China's cabinet last week said it will make "timely use" of broad and targeted RRR cuts for banks. Expectations for fiscal support from Beijing have grown in recent months as China contends with the effects of a bruising trade war with the U.S.
The RRR cut was already factored in by the markets, but there are expectations that Beijing will relax policies further, said Thomas Fung, chief investment officer at China Rise Securities Asset Management.
Data released on Sunday showed China's exports fell 1% in August from a year ago, while imports slid 5.6%. Economists polled by Reuters anticipated exports to have risen 2%. Imports were expected to have shrunk 6%.
In the mainland, the Shanghai Composite Index added 0.4% by midday on Monday, while the yuan traded onshore declined 0.2% to 7.1236.
There have been net capital inflows into H-shares this month from China, "but probably foreign investors are selling more on worries about local events," Fung said.
Unrest in Hong Kong continued for a 14th consecutive weekend despite a move by the city's chief executive last week to withdraw a controversial extradition bill that has triggered mass protests in the city. The withdrawal only met one of the activists' five demands, and pro-democracy activists have said it was "too little, too late."
Meanwhile, data on Friday showed U.S. nonfarm payrolls rose by a smaller-than-expected 130,000 jobs in August. The U.S. Federal Reserve is widely expected to lower interest rates at its policy review next week.

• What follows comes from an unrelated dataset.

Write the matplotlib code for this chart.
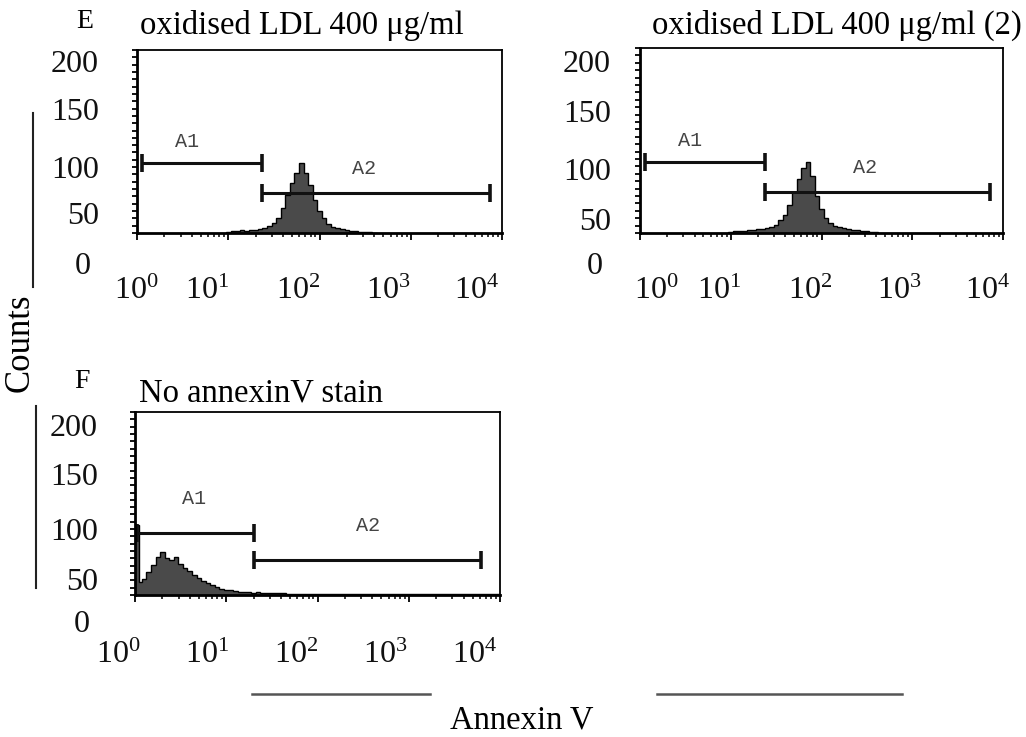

Geely Automobile Holdings added 4.1%. The automaker on Friday reported a 19% decline in total sales volume for August. Daiwa Capital Markets maintained its "buy" rating on the stock, noting that the sales decline narrowed from July's 24% drop. The brokerage firm said it expects the industry to recover in the second half of the year.
Information technology company Sunevision Holdings advanced 5.4% after reporting an 11% increase in net profit and a 19% jump in revenue for the full year ended in June.
Midea Real Estate Holding climbed 2.3% following an 18.1% increase in contracted sales for August.